(SUPPLIED INFORMATION)
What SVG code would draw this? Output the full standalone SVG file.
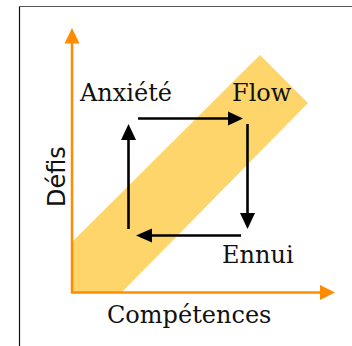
<svg xmlns="http://www.w3.org/2000/svg" width="352" height="346" viewBox="0 0 352 346">
  <style>
    .lbl { font-family: "DejaVu Serif", "Liberation Serif", serif; font-size: 24px; fill: #111; }
    .lbl-sans { font-family: "DejaVu Sans", "Liberation Sans", sans-serif; font-size: 24px; fill: #111; }
    .axis { stroke: #FF8C00; stroke-width: 2.5; fill: none; }
    .flow { stroke: #000; stroke-width: 2.6; fill: none; }
  </style>

  <!-- frame -->
  <path d="M19.5,346 V6.5" fill="none" stroke="#111" stroke-width="1.2"/>
  <path d="M19,6.5 H352" fill="none" stroke="#555" stroke-width="1.2"/>

  <!-- flow channel band -->
  <g id="band">
    <polygon points="72,242 260,55 308,103 122,292 72,292" fill="#FDD56B"/>
  </g>

  <!-- axes -->
  <g id="axes">
    <line class="axis" x1="72" y1="293" x2="72" y2="43"/>
    <polygon points="64.5,43.5 72,28 79.5,43.5" fill="#FF8C00"/>
    <line class="axis" x1="71" y1="292.5" x2="320" y2="292.5"/>
    <polygon points="320,285 335,292.5 320,300" fill="#FF8C00"/>
  </g>

  <!-- cycle connectors -->
  <g id="connectors">
    <line class="flow" x1="138" y1="118.5" x2="229" y2="118.5"/>
    <polygon points="228,111.5 243,118.5 228,125.5" fill="#000"/>
    <line class="flow" x1="247.5" y1="124" x2="247.5" y2="214"/>
    <polygon points="240,213 247.5,229 255,213" fill="#000"/>
    <line class="flow" x1="241" y1="235.5" x2="151" y2="235.5"/>
    <polygon points="152,228.5 136,235.5 152,242.5" fill="#000"/>
    <line class="flow" x1="128.5" y1="229" x2="128.5" y2="139"/>
    <polygon points="121,140 128.5,124 136,140" fill="#000"/>
  </g>

  <g id="anxiete"><text class="lbl" x="80" y="101">Anxiété</text></g>
  <g id="flow"><text class="lbl" x="232" y="101">Flow</text></g>
  <g id="ennui"><text class="lbl" x="222" y="263">Ennui</text></g>
  <g id="competences"><text class="lbl" x="107" y="323">Compétences</text></g>
  <g id="defis"><text class="lbl-sans" transform="translate(64.5,207) rotate(-90)">Défis</text></g>
</svg>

(TASK DIRECTIONS) Transcribe the full listing above exactly as it stands, minus the pictures.

(THE REPLY)
What SVG code would draw this? Output the full standalone SVG file.
<svg xmlns="http://www.w3.org/2000/svg" width="352" height="346" viewBox="0 0 352 346">
  <style>
    .lbl { font-family: "DejaVu Serif", "Liberation Serif", serif; font-size: 24px; fill: #111; }
    .lbl-sans { font-family: "DejaVu Sans", "Liberation Sans", sans-serif; font-size: 24px; fill: #111; }
    .axis { stroke: #FF8C00; stroke-width: 2.5; fill: none; }
    .flow { stroke: #000; stroke-width: 2.6; fill: none; }
  </style>

  <!-- frame -->
  <path d="M19.5,346 V6.5" fill="none" stroke="#111" stroke-width="1.2"/>
  <path d="M19,6.5 H352" fill="none" stroke="#555" stroke-width="1.2"/>

  <!-- flow channel band -->
  <g id="band">
    <polygon points="72,242 260,55 308,103 122,292 72,292" fill="#FDD56B"/>
  </g>

  <!-- axes -->
  <g id="axes">
    <line class="axis" x1="72" y1="293" x2="72" y2="43"/>
    <polygon points="64.5,43.5 72,28 79.5,43.5" fill="#FF8C00"/>
    <line class="axis" x1="71" y1="292.5" x2="320" y2="292.5"/>
    <polygon points="320,285 335,292.5 320,300" fill="#FF8C00"/>
  </g>

  <!-- cycle connectors -->
  <g id="connectors">
    <line class="flow" x1="138" y1="118.5" x2="229" y2="118.5"/>
    <polygon points="228,111.5 243,118.5 228,125.5" fill="#000"/>
    <line class="flow" x1="247.5" y1="124" x2="247.5" y2="214"/>
    <polygon points="240,213 247.5,229 255,213" fill="#000"/>
    <line class="flow" x1="241" y1="235.5" x2="151" y2="235.5"/>
    <polygon points="152,228.5 136,235.5 152,242.5" fill="#000"/>
    <line class="flow" x1="128.5" y1="229" x2="128.5" y2="139"/>
    <polygon points="121,140 128.5,124 136,140" fill="#000"/>
  </g>

  <g id="anxiete"><text class="lbl" x="80" y="101">Anxiété</text></g>
  <g id="flow"><text class="lbl" x="232" y="101">Flow</text></g>
  <g id="ennui"><text class="lbl" x="222" y="263">Ennui</text></g>
  <g id="competences"><text class="lbl" x="107" y="323">Compétences</text></g>
  <g id="defis"><text class="lbl-sans" transform="translate(64.5,207) rotate(-90)">Défis</text></g>
</svg>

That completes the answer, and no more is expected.